Dr. Melgen has an outstanding IRS lien of $11.1 million for taxes owed from 2006 to 2009, according to records filed with the Palm Beach County recorder's office. A previous IRS lien for $6.2 million was released in 2011.
Despite those financial problems, Dr. Melgen and his family have contributed at least $357,000 to candidates and committees since 1998, according to Florida and federal campaign records. Of that, the Melgens have contributed about 9 percent to Mr. Menendez's federal campaigns.
Dr. Melgen also owns a private CL-600 Challenger plane through one of his West Palm Beach-based companies and frequently flies between South Florida and Casa de Campo in the Dominican Republic, his native country.
Mr. Menendez has flown on the plane at least once, his office has said, when he was the Democratic Senatorial Campaign Committee chairman from 2009 to 2011, when the Melgens contributed about $60,400 to the group. A spokeswoman had previously said Mr. Menendez and Dr. Melgen are longtime friends and that the senator did nothing improper.
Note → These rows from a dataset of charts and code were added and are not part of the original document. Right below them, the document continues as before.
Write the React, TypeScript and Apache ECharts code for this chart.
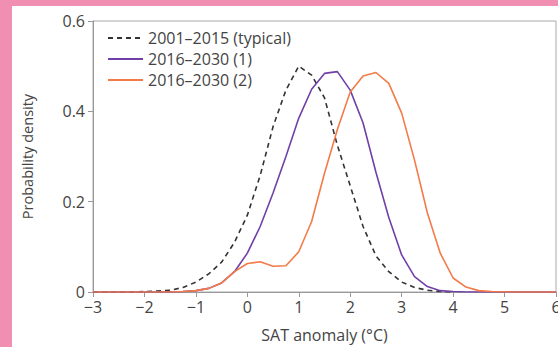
import React, { useEffect, useRef } from "react";
import * as echarts from "echarts";

const xValues = [
  -3, -2.75, -2.5, -2.25, -2, -1.75, -1.5, -1.25, -1, -0.75, -0.5, -0.25, 0, 0.25, 0.5, 0.75, 1, 1.25, 1.5, 1.75,
  2, 2.25, 2.5, 2.75, 3, 3.25, 3.5, 3.75, 4, 4.25, 4.5, 4.75, 5, 5.25, 5.5, 5.75, 6,
];

const typical = [
  0, 0, 0, 0, 0.001, 0.002, 0.004, 0.01, 0.022, 0.04, 0.066, 0.11, 0.17, 0.258, 0.366, 0.447, 0.5, 0.48, 0.43, 0.325,
  0.235, 0.145, 0.08, 0.045, 0.022, 0.01, 0.004, 0.001, 0,
];

const scenario1 = [
  0, 0, 0, 0, 0, 0, 0, 0.001, 0.003, 0.008, 0.02, 0.045, 0.086, 0.145, 0.219, 0.3, 0.385, 0.449, 0.484, 0.488,
  0.447, 0.374, 0.265, 0.165, 0.082, 0.034, 0.012, 0.003, 0.001, 0, 0, 0, 0, 0, 0, 0, 0,
];

const scenario2 = [
  0, 0, 0, 0, 0, 0, 0, 0.001, 0.003, 0.008, 0.02, 0.045, 0.063, 0.067, 0.057, 0.058, 0.089, 0.156, 0.263, 0.36,
  0.443, 0.478, 0.486, 0.462, 0.396, 0.292, 0.175, 0.086, 0.031, 0.011, 0.003, 0.001, 0, 0, 0, 0, 0,
];

const seriesNames = ["2001\u20132015 (typical)", "2016\u20132030 (1)", "2016\u20132030 (2)"];
const xAxisName = "SAT anomaly (\u00B0C)";
const yAxisName = "Probability density";

const FONT = "'Open Sans', 'Noto Sans', sans-serif";

function pairs(vals: number[]) {
  return vals.map((v, i) => [xValues[i], v]);
}

export default function App() {
  const ref = useRef<HTMLDivElement>(null);
  useEffect(() => {
    document.body.style.margin = "0";
    const chart = echarts.init(ref.current!, null, { renderer: "svg" });
    chart.setOption({
      animation: false,
      backgroundColor: "#ffffff",
      textStyle: { fontFamily: FONT },
      graphic: [
        { type: "rect", left: 0, top: 0, shape: { width: 12, height: 347 }, style: { fill: "#f08fb1" }, z: 100 },
        { type: "rect", left: 0, top: 0, shape: { width: 558, height: 6 }, style: { fill: "#f08fb1" }, z: 100 },
      ],
      grid: {
        left: 93,
        right: 2,
        top: 21,
        bottom: 55,
        containLabel: false,
        outerBoundsMode: "none",
        show: true,
        borderColor: "#aaaaaa",
        borderWidth: 1,
        backgroundColor: "transparent",
      },
      legend: {
        orient: "vertical",
        left: 102,
        top: 24,
        itemWidth: 35,
        itemHeight: 10,
        itemGap: 3,
        itemStyle: { opacity: 0 },
        textStyle: { fontFamily: FONT, fontSize: 16, lineHeight: 18, color: "#444444" },
        data: seriesNames,
      },
      xAxis: {
        type: "value",
        min: -3,
        max: 6,
        interval: 1,
        name: xAxisName,
        nameLocation: "middle",
        nameGap: 35,
        nameTextStyle: { fontFamily: FONT, fontSize: 16, color: "#444444" },
        axisLine: { show: true, onZero: false, lineStyle: { color: "#999999", width: 1 } },
        axisTick: { show: true, inside: false, length: 5, lineStyle: { color: "#999999" } },
        axisLabel: {
          fontFamily: FONT,
          fontSize: 16,
          color: "#444444",
          margin: 7,
          formatter: (v: number) => String(v).replace("-", "\u2212"),
        },
        splitLine: { show: false },
      },
      yAxis: {
        type: "value",
        min: 0,
        max: 0.6,
        interval: 0.2,
        name: yAxisName,
        nameLocation: "middle",
        nameGap: 58,
        nameTextStyle: { fontFamily: FONT, fontSize: 14.5, color: "#444444" },
        axisLine: { show: true, onZero: false, lineStyle: { color: "#999999", width: 1 } },
        axisTick: { show: true, inside: false, length: 5, lineStyle: { color: "#999999" } },
        axisLabel: {
          fontFamily: FONT,
          fontSize: 16,
          color: "#444444",
          margin: 8,
          formatter: (v: number) => (v === 0 ? "0" : v.toFixed(1)),
        },
        splitLine: { show: false },
      },
      series: [
        {
          name: seriesNames[0],
          type: "line",
          data: pairs(typical),
          showSymbol: false,
          symbol: "none",
          lineStyle: { color: "#333333", width: 1.6, type: [5, 4] },
          itemStyle: { color: "#333333" },
        },
        {
          name: seriesNames[1],
          type: "line",
          data: pairs(scenario1),
          showSymbol: false,
          symbol: "none",
          lineStyle: { color: "#7040a8", width: 1.6 },
          itemStyle: { color: "#7040a8" },
        },
        {
          name: seriesNames[2],
          type: "line",
          data: pairs(scenario2),
          showSymbol: false,
          symbol: "none",
          lineStyle: { color: "#f47a48", width: 1.6 },
          itemStyle: { color: "#f47a48" },
        },
      ],
    });
    return () => chart.dispose();
  }, []);
  return <div ref={ref} style={{ width: 558, height: 347 }} />;
}
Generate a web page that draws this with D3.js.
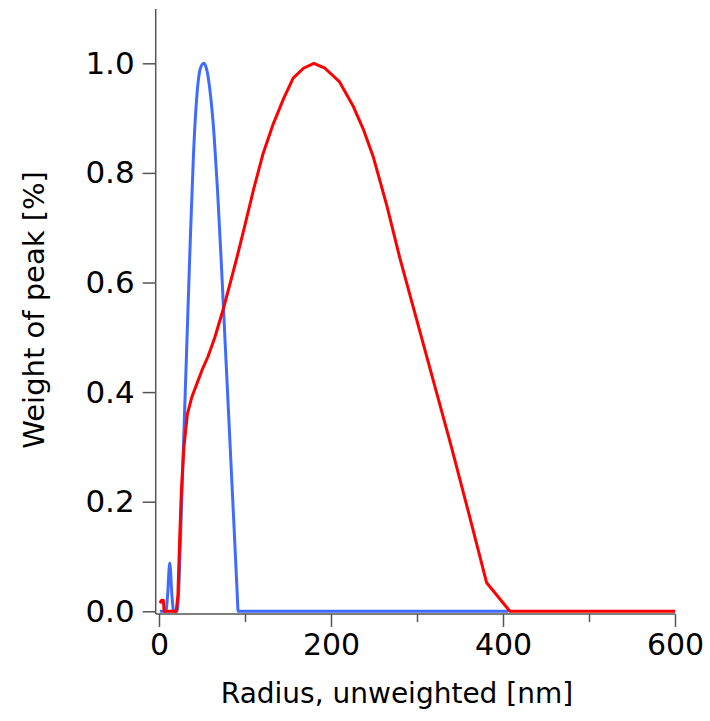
<!DOCTYPE html>
<html>
<head>
<meta charset="utf-8">
<script src="https://cdn.jsdelivr.net/npm/d3@7"></script>
<style>
  html, body { margin: 0; padding: 0; background: #fff; }
  svg { display: block; }
  text { font-family: "DejaVu Sans", sans-serif; fill: #000; }
</style>
</head>
<body>
<svg id="chart" width="710" height="721"></svg>
<script>
// ---- data ----
const xTicksMajor = [0, 200, 400, 600];
const xTicksMinor = [100, 300, 500];
const yTicks = [0, 0.2, 0.4, 0.6, 0.8, 1.0];

const blueX = [1, 8, 10, 12.5, 15, 17, 21, 23, 25, 28, 32, 36, 40, 44, 48, 52, 56, 60, 64, 68, 72, 76, 80, 84, 88, 91, 92, 406];
const blueY = [0, 0, 0.03, 0.088, 0.03, 0, 0, 0.04, 0.13, 0.28, 0.47, 0.66, 0.83, 0.94, 0.99, 1.0, 0.985, 0.94, 0.87, 0.77, 0.65, 0.52, 0.39, 0.26, 0.13, 0.03, 0, 0];

const redX = [1, 3, 5, 6, 20, 22, 24, 26, 29, 33, 38, 44, 50, 57, 65, 75, 83, 91, 100, 110, 121, 133, 145, 156, 168, 180, 193, 210, 226, 238, 249, 265, 280, 300, 320, 340, 360, 381, 408, 600];
const redY = [0.015, 0.02, 0.02, 0, 0, 0.03, 0.13, 0.22, 0.30, 0.36, 0.39, 0.415, 0.44, 0.465, 0.50, 0.553, 0.60, 0.648, 0.705, 0.77, 0.835, 0.89, 0.936, 0.973, 0.991, 1.0, 0.991, 0.966, 0.921, 0.878, 0.83, 0.74, 0.645, 0.53, 0.415, 0.30, 0.18, 0.052, 0, 0];

const xLabel = "Radius, unweighted [nm]";
const yLabel = "Weight of peak [%]";

// ---- layout ----
const svg = d3.select("#chart");
const x = d3.scaleLinear().domain([0, 600]).range([159, 675]);
const y = d3.scaleLinear().domain([0, 1.1]).range([611.3, 8.5]);
const axisColor = "#555";
const xAxisY = 614;
const yAxisX = 155.7;

const gx = svg.append("g").attr("transform", `translate(0,${xAxisY})`);
gx.call(d3.axisBottom(x).tickValues(xTicksMajor).tickSize(13).tickSizeOuter(0).tickPadding(7).tickFormat(d3.format("d")));
gx.append("g").call(d3.axisBottom(x).tickValues(xTicksMinor).tickSize(8).tickSizeOuter(0).tickFormat(""));
gx.selectAll(".domain").remove();
gx.selectAll("line").attr("stroke", axisColor).attr("stroke-width", 1.5);
gx.selectAll("text").attr("font-size", 30).attr("font-family", "DejaVu Sans").attr("fill", "#000");
gx.append("line").attr("x1", yAxisX).attr("x2", x(600)).attr("y1", 0).attr("y2", 0)
  .attr("stroke", axisColor).attr("stroke-width", 1.5);

const gy = svg.append("g").attr("transform", `translate(${yAxisX},0)`);
gy.call(d3.axisLeft(y).tickValues(yTicks).tickSize(13).tickSizeOuter(0).tickPadding(8).tickFormat(d3.format(".1f")));
gy.selectAll(".domain").remove();
gy.selectAll("line").attr("stroke", axisColor).attr("stroke-width", 1.5);
gy.selectAll("text").attr("font-size", 31).attr("font-family", "DejaVu Sans").attr("fill", "#000");
gy.append("line").attr("x1", 0).attr("x2", 0).attr("y1", 9).attr("y2", xAxisY)
  .attr("stroke", axisColor).attr("stroke-width", 1.5);

// axis titles
svg.append("text").attr("x", 397).attr("y", 703).attr("text-anchor", "middle")
  .attr("font-size", 28).text(xLabel);
svg.append("text").attr("transform", `translate(44,${y(0.55)}) rotate(-90)`)
  .attr("text-anchor", "middle").attr("font-size", 29).text(yLabel);

// series
const blue = blueX.map((v, i) => [v, blueY[i]]);
const red = redX.map((v, i) => [v, redY[i]]);

svg.append("path").datum(blue)
  .attr("d", d3.line().x(d => x(d[0])).y(d => y(d[1])).curve(d3.curveMonotoneX))
  .attr("fill", "none").attr("stroke", "#3f6cff").attr("stroke-width", 3).attr("stroke-linejoin", "round");
svg.append("path").datum(red)
  .attr("d", d3.line().x(d => x(d[0])).y(d => y(d[1])).curve(d3.curveLinear))
  .attr("fill", "none").attr("stroke", "#ff0000").attr("stroke-width", 3).attr("stroke-linejoin", "round");
</script>
</body>
</html>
Dr. Melgen was first linked to Mr. Menendez just before the November elections, when the conservative Daily Caller website interviewed two alleged prostitutes who said they had relations with the New Jersey Democrat at Dr. Melgen's Dominican Republic mansion in Casa de Campo. After the election, the news died down. But then, days before Mr. Menendez was about to start leading the Senate Foreign Relations Committee as chairman, reporters started receiving a 58-page dossier of emails between a Miami FBI agent and a tipster who claimed that some of the prostitutes had been underage.
"I'm not going to respond to the fallacious allegations of your story," Mr. Menendez told the Daily Caller when a reporter caught up with him Monday on a train in Washington. At the time, Mr. Menendez had just stepped into the national spotlight along with Sen. Marco Rubio, R-Fla., and six other senators, all of whom are hammering out a highly watched immigration plan that is the talk of Washington.
Mr. Rubio is one of the few big-name Florida politicians who has not received campaign money from the Melgens, who have contributed to Sen. Bill Nelson and Reps. Debbie Wasserman Schultz, Joe Garcia, Ileana Ros-Lehtinen and Mario Diaz-Balart, among others.
The FBI would not comment on the e-mails, and the agent, Regino Chavez, did not return calls or emails. But sources told The Miami Herald that the emails are real. The emails from Agent Chavez show that he tried to find out what happened. But the tipster, who went by the name "Peter Williams," refused to talk to him by phone or meet him face to face.